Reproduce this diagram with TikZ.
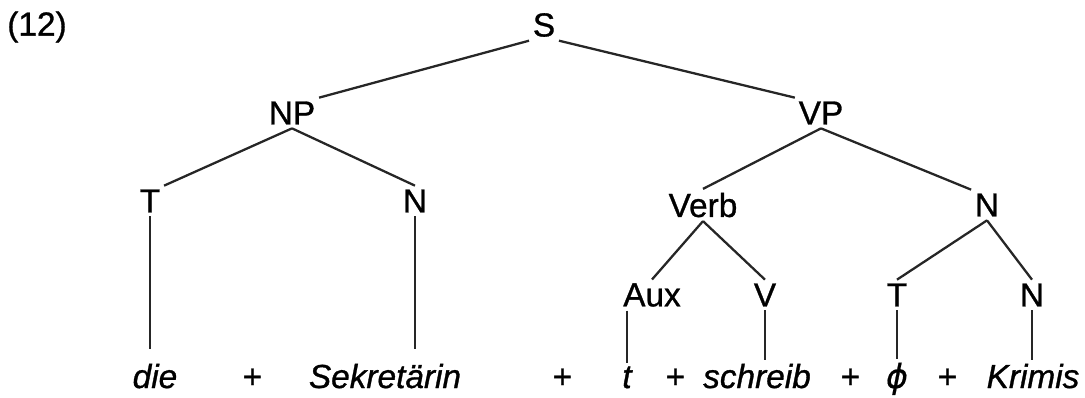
\documentclass[tikz,border=0pt]{standalone}
\usepackage{fontspec}
\setmainfont{Liberation Sans}[FakeBold=0.9]
\newfontfamily\greek{DejaVu Sans}[FakeBold=0.5]
\usetikzlibrary{positioning}
\tikzset{
  cat/.style    = {inner sep=2pt, font=\fontsize{19}{22}\selectfont},
  word/.style   = {inner sep=2pt, anchor=base, font=\fontsize{19}{22}\selectfont\itshape},
  branch/.style = {line width=1.3pt, draw=black!85},
}

\begin{document}
\begin{tikzpicture}[x=0.02cm, y=-0.02cm]
  \useasboundingbox (0,0) rectangle (1085,397);
  \node[cat] (ex) at (37,27) {(12)};
  % categories
  \node[cat] (S)    at (544,25)  {S};
  \node[cat] (NP)   at (292,113) {NP};
  \node[cat] (VP)   at (821,113) {VP};
  \node[cat] (T1)   at (150,201) {T};
  \node[cat] (N1)   at (415,201) {N};
  \node[cat] (Verb) at (703,205) {Verb};
  \node[cat] (N2)   at (987,205) {N};
  \node[cat] (Aux)  at (652,295) {Aux};
  \node[cat] (V)    at (765,295) {V};
  \node[cat] (T2)   at (897,295) {T};
  \node[cat] (N3)   at (1032,295) {N};
  % terminal string
  \node[word] (die)     at (155,388)  {die};
  \node[word] (p1)      at (252,388)  {+};
  \node[word] (sekr)    at (385,388)  {Sekretärin};
  \node[word] (p2)      at (562,388)  {+};
  \node[word] (t)       at (627,388)  {t};
  \node[word] (p3)      at (675,388)  {+};
  \node[word] (schreib) at (757,388)  {schreib};
  \node[word] (p4)      at (850,388)  {+};
  \node[word] (phi)     at (897,388)  {\greek\itshape ϕ};
  \node[word] (p5)      at (947,388)  {+};
  \node[word] (krimis)  at (1033,388) {Krimis};
  % branches
  \draw[branch] (S.south west) -- (NP.north east);
  \draw[branch] (S.south east) -- (VP.north west);
  \draw[branch] (NP.south) -- (T1.north east);
  \draw[branch] (NP.south) -- (N1.north);
  \draw[branch] (VP.south) -- (Verb.north);
  \draw[branch] (VP.south) -- (N2.north west);
  \draw[branch] (Verb.south) -- (Aux.north);
  \draw[branch] (Verb.south) -- (V.north);
  \draw[branch] (N2.south) -- (T2.north);
  \draw[branch] (N2.south) -- (N3.north);
  \draw[branch, shorten >=6pt] (T1.south) -- (T1.south |- die.north);
  \draw[branch, shorten >=6pt] (N1.south) -- (N1.south |- sekr.north);
  \draw[branch] (Aux.south -| t.north) -- (t.north);
  \draw[branch] (V.south) -- (V.south |- schreib.north);
  \draw[branch] (T2.south) -- (T2.south |- phi.north);
  \draw[branch] (N3.south) -- (N3.south |- krimis.north);
\end{tikzpicture}
\end{document}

+-------+

__WHAT IS NEEDED__
Replicate the material above verbatim; images stay out of the copy.

__ANSWER TO THIS TASK__
Reproduce this diagram with TikZ.
\documentclass[tikz,border=0pt]{standalone}
\usepackage{fontspec}
\setmainfont{Liberation Sans}[FakeBold=0.9]
\newfontfamily\greek{DejaVu Sans}[FakeBold=0.5]
\usetikzlibrary{positioning}
\tikzset{
  cat/.style    = {inner sep=2pt, font=\fontsize{19}{22}\selectfont},
  word/.style   = {inner sep=2pt, anchor=base, font=\fontsize{19}{22}\selectfont\itshape},
  branch/.style = {line width=1.3pt, draw=black!85},
}

\begin{document}
\begin{tikzpicture}[x=0.02cm, y=-0.02cm]
  \useasboundingbox (0,0) rectangle (1085,397);
  \node[cat] (ex) at (37,27) {(12)};
  % categories
  \node[cat] (S)    at (544,25)  {S};
  \node[cat] (NP)   at (292,113) {NP};
  \node[cat] (VP)   at (821,113) {VP};
  \node[cat] (T1)   at (150,201) {T};
  \node[cat] (N1)   at (415,201) {N};
  \node[cat] (Verb) at (703,205) {Verb};
  \node[cat] (N2)   at (987,205) {N};
  \node[cat] (Aux)  at (652,295) {Aux};
  \node[cat] (V)    at (765,295) {V};
  \node[cat] (T2)   at (897,295) {T};
  \node[cat] (N3)   at (1032,295) {N};
  % terminal string
  \node[word] (die)     at (155,388)  {die};
  \node[word] (p1)      at (252,388)  {+};
  \node[word] (sekr)    at (385,388)  {Sekretärin};
  \node[word] (p2)      at (562,388)  {+};
  \node[word] (t)       at (627,388)  {t};
  \node[word] (p3)      at (675,388)  {+};
  \node[word] (schreib) at (757,388)  {schreib};
  \node[word] (p4)      at (850,388)  {+};
  \node[word] (phi)     at (897,388)  {\greek\itshape ϕ};
  \node[word] (p5)      at (947,388)  {+};
  \node[word] (krimis)  at (1033,388) {Krimis};
  % branches
  \draw[branch] (S.south west) -- (NP.north east);
  \draw[branch] (S.south east) -- (VP.north west);
  \draw[branch] (NP.south) -- (T1.north east);
  \draw[branch] (NP.south) -- (N1.north);
  \draw[branch] (VP.south) -- (Verb.north);
  \draw[branch] (VP.south) -- (N2.north west);
  \draw[branch] (Verb.south) -- (Aux.north);
  \draw[branch] (Verb.south) -- (V.north);
  \draw[branch] (N2.south) -- (T2.north);
  \draw[branch] (N2.south) -- (N3.north);
  \draw[branch, shorten >=6pt] (T1.south) -- (T1.south |- die.north);
  \draw[branch, shorten >=6pt] (N1.south) -- (N1.south |- sekr.north);
  \draw[branch] (Aux.south -| t.north) -- (t.north);
  \draw[branch] (V.south) -- (V.south |- schreib.north);
  \draw[branch] (T2.south) -- (T2.south |- phi.north);
  \draw[branch] (N3.south) -- (N3.south |- krimis.north);
\end{tikzpicture}
\end{document}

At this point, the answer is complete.